<<<<

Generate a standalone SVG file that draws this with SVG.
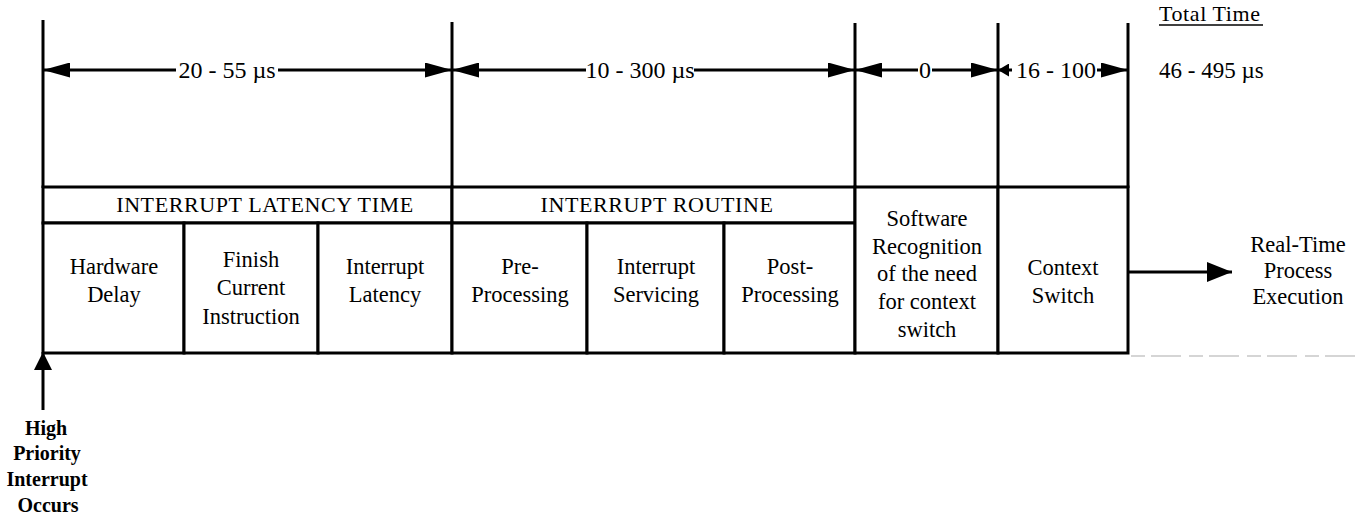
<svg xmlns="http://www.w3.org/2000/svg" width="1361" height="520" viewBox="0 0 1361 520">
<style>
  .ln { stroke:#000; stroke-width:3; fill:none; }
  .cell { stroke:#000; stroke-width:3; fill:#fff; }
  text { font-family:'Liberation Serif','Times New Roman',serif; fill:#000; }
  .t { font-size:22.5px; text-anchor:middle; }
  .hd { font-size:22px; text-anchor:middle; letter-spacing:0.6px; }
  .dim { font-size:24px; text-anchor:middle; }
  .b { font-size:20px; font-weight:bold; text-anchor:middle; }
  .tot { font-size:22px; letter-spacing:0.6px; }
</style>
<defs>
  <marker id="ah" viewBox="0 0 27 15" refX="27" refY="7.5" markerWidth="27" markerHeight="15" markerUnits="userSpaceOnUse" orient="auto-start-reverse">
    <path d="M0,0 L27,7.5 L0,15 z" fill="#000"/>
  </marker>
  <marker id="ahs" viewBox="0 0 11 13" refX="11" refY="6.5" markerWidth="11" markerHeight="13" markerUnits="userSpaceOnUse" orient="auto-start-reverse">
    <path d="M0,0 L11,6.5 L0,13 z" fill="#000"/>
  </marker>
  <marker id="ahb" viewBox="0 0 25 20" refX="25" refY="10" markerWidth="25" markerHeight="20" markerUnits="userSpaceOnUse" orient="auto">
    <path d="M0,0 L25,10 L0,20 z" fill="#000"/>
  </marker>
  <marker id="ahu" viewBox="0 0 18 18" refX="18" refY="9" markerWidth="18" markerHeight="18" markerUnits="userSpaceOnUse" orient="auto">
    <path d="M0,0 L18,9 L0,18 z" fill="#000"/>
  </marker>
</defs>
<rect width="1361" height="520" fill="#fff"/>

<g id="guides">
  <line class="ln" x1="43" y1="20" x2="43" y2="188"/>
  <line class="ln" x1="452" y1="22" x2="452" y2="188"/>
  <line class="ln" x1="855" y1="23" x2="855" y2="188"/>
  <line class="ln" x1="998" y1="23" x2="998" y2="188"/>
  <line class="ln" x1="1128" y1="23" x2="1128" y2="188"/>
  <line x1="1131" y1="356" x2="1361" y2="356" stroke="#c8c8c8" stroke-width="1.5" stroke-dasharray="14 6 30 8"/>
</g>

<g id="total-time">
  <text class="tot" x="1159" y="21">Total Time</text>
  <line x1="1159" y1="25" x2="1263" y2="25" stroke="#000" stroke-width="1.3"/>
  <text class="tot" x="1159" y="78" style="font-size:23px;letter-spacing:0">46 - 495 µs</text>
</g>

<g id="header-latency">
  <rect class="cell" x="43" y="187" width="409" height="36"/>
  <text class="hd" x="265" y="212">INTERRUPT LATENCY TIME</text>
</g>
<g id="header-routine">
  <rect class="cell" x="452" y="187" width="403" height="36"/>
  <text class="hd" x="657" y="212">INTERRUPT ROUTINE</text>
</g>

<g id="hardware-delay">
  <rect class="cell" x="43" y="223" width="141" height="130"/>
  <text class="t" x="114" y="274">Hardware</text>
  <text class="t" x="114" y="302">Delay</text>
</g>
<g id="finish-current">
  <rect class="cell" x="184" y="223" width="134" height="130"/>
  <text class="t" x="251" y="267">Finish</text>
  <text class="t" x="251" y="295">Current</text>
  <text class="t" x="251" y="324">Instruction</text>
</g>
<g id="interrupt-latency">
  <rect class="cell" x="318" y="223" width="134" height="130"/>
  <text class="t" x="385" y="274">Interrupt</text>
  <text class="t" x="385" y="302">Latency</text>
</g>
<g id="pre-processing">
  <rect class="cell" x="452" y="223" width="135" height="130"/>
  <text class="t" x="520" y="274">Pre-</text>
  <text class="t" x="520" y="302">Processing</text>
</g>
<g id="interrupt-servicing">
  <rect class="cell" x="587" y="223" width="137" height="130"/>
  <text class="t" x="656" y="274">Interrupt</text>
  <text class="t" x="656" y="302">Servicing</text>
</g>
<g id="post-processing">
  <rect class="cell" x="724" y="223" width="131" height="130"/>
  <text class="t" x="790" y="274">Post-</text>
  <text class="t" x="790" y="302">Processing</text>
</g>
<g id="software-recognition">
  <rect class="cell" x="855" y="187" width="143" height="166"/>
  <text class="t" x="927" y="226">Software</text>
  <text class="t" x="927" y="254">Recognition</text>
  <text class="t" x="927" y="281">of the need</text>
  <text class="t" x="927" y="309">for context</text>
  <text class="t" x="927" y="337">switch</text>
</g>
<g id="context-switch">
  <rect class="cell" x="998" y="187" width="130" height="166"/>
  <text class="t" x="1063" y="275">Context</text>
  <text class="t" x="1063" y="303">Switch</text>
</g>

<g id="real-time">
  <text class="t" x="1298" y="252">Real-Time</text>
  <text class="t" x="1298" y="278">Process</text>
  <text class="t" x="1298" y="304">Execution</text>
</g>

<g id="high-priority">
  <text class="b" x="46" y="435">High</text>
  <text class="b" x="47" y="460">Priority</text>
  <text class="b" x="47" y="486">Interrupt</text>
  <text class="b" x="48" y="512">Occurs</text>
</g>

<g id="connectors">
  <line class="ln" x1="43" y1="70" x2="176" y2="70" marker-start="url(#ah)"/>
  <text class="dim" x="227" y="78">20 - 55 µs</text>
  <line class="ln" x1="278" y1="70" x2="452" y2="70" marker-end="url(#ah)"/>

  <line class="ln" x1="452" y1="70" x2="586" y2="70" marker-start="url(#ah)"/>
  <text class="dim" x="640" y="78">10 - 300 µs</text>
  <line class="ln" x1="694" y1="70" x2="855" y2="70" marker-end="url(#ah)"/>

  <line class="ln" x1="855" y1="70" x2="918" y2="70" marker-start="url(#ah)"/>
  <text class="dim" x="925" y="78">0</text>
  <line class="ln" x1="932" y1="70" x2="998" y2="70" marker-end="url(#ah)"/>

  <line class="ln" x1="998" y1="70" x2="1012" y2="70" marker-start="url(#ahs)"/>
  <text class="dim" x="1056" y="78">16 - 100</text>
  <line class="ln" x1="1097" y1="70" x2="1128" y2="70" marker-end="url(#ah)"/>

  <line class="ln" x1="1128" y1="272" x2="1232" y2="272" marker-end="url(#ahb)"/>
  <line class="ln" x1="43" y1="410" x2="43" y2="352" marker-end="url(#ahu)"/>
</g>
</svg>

>>>>

# PROBLEM STATEMENT
Write out every line above exactly as it is, leaving out the pictures.

# ANSWER TO THE EXERCISE
Generate a standalone SVG file that draws this with SVG.
<svg xmlns="http://www.w3.org/2000/svg" width="1361" height="520" viewBox="0 0 1361 520">
<style>
  .ln { stroke:#000; stroke-width:3; fill:none; }
  .cell { stroke:#000; stroke-width:3; fill:#fff; }
  text { font-family:'Liberation Serif','Times New Roman',serif; fill:#000; }
  .t { font-size:22.5px; text-anchor:middle; }
  .hd { font-size:22px; text-anchor:middle; letter-spacing:0.6px; }
  .dim { font-size:24px; text-anchor:middle; }
  .b { font-size:20px; font-weight:bold; text-anchor:middle; }
  .tot { font-size:22px; letter-spacing:0.6px; }
</style>
<defs>
  <marker id="ah" viewBox="0 0 27 15" refX="27" refY="7.5" markerWidth="27" markerHeight="15" markerUnits="userSpaceOnUse" orient="auto-start-reverse">
    <path d="M0,0 L27,7.5 L0,15 z" fill="#000"/>
  </marker>
  <marker id="ahs" viewBox="0 0 11 13" refX="11" refY="6.5" markerWidth="11" markerHeight="13" markerUnits="userSpaceOnUse" orient="auto-start-reverse">
    <path d="M0,0 L11,6.5 L0,13 z" fill="#000"/>
  </marker>
  <marker id="ahb" viewBox="0 0 25 20" refX="25" refY="10" markerWidth="25" markerHeight="20" markerUnits="userSpaceOnUse" orient="auto">
    <path d="M0,0 L25,10 L0,20 z" fill="#000"/>
  </marker>
  <marker id="ahu" viewBox="0 0 18 18" refX="18" refY="9" markerWidth="18" markerHeight="18" markerUnits="userSpaceOnUse" orient="auto">
    <path d="M0,0 L18,9 L0,18 z" fill="#000"/>
  </marker>
</defs>
<rect width="1361" height="520" fill="#fff"/>

<g id="guides">
  <line class="ln" x1="43" y1="20" x2="43" y2="188"/>
  <line class="ln" x1="452" y1="22" x2="452" y2="188"/>
  <line class="ln" x1="855" y1="23" x2="855" y2="188"/>
  <line class="ln" x1="998" y1="23" x2="998" y2="188"/>
  <line class="ln" x1="1128" y1="23" x2="1128" y2="188"/>
  <line x1="1131" y1="356" x2="1361" y2="356" stroke="#c8c8c8" stroke-width="1.5" stroke-dasharray="14 6 30 8"/>
</g>

<g id="total-time">
  <text class="tot" x="1159" y="21">Total Time</text>
  <line x1="1159" y1="25" x2="1263" y2="25" stroke="#000" stroke-width="1.3"/>
  <text class="tot" x="1159" y="78" style="font-size:23px;letter-spacing:0">46 - 495 µs</text>
</g>

<g id="header-latency">
  <rect class="cell" x="43" y="187" width="409" height="36"/>
  <text class="hd" x="265" y="212">INTERRUPT LATENCY TIME</text>
</g>
<g id="header-routine">
  <rect class="cell" x="452" y="187" width="403" height="36"/>
  <text class="hd" x="657" y="212">INTERRUPT ROUTINE</text>
</g>

<g id="hardware-delay">
  <rect class="cell" x="43" y="223" width="141" height="130"/>
  <text class="t" x="114" y="274">Hardware</text>
  <text class="t" x="114" y="302">Delay</text>
</g>
<g id="finish-current">
  <rect class="cell" x="184" y="223" width="134" height="130"/>
  <text class="t" x="251" y="267">Finish</text>
  <text class="t" x="251" y="295">Current</text>
  <text class="t" x="251" y="324">Instruction</text>
</g>
<g id="interrupt-latency">
  <rect class="cell" x="318" y="223" width="134" height="130"/>
  <text class="t" x="385" y="274">Interrupt</text>
  <text class="t" x="385" y="302">Latency</text>
</g>
<g id="pre-processing">
  <rect class="cell" x="452" y="223" width="135" height="130"/>
  <text class="t" x="520" y="274">Pre-</text>
  <text class="t" x="520" y="302">Processing</text>
</g>
<g id="interrupt-servicing">
  <rect class="cell" x="587" y="223" width="137" height="130"/>
  <text class="t" x="656" y="274">Interrupt</text>
  <text class="t" x="656" y="302">Servicing</text>
</g>
<g id="post-processing">
  <rect class="cell" x="724" y="223" width="131" height="130"/>
  <text class="t" x="790" y="274">Post-</text>
  <text class="t" x="790" y="302">Processing</text>
</g>
<g id="software-recognition">
  <rect class="cell" x="855" y="187" width="143" height="166"/>
  <text class="t" x="927" y="226">Software</text>
  <text class="t" x="927" y="254">Recognition</text>
  <text class="t" x="927" y="281">of the need</text>
  <text class="t" x="927" y="309">for context</text>
  <text class="t" x="927" y="337">switch</text>
</g>
<g id="context-switch">
  <rect class="cell" x="998" y="187" width="130" height="166"/>
  <text class="t" x="1063" y="275">Context</text>
  <text class="t" x="1063" y="303">Switch</text>
</g>

<g id="real-time">
  <text class="t" x="1298" y="252">Real-Time</text>
  <text class="t" x="1298" y="278">Process</text>
  <text class="t" x="1298" y="304">Execution</text>
</g>

<g id="high-priority">
  <text class="b" x="46" y="435">High</text>
  <text class="b" x="47" y="460">Priority</text>
  <text class="b" x="47" y="486">Interrupt</text>
  <text class="b" x="48" y="512">Occurs</text>
</g>

<g id="connectors">
  <line class="ln" x1="43" y1="70" x2="176" y2="70" marker-start="url(#ah)"/>
  <text class="dim" x="227" y="78">20 - 55 µs</text>
  <line class="ln" x1="278" y1="70" x2="452" y2="70" marker-end="url(#ah)"/>

  <line class="ln" x1="452" y1="70" x2="586" y2="70" marker-start="url(#ah)"/>
  <text class="dim" x="640" y="78">10 - 300 µs</text>
  <line class="ln" x1="694" y1="70" x2="855" y2="70" marker-end="url(#ah)"/>

  <line class="ln" x1="855" y1="70" x2="918" y2="70" marker-start="url(#ah)"/>
  <text class="dim" x="925" y="78">0</text>
  <line class="ln" x1="932" y1="70" x2="998" y2="70" marker-end="url(#ah)"/>

  <line class="ln" x1="998" y1="70" x2="1012" y2="70" marker-start="url(#ahs)"/>
  <text class="dim" x="1056" y="78">16 - 100</text>
  <line class="ln" x1="1097" y1="70" x2="1128" y2="70" marker-end="url(#ah)"/>

  <line class="ln" x1="1128" y1="272" x2="1232" y2="272" marker-end="url(#ahb)"/>
  <line class="ln" x1="43" y1="410" x2="43" y2="352" marker-end="url(#ahu)"/>
</g>
</svg>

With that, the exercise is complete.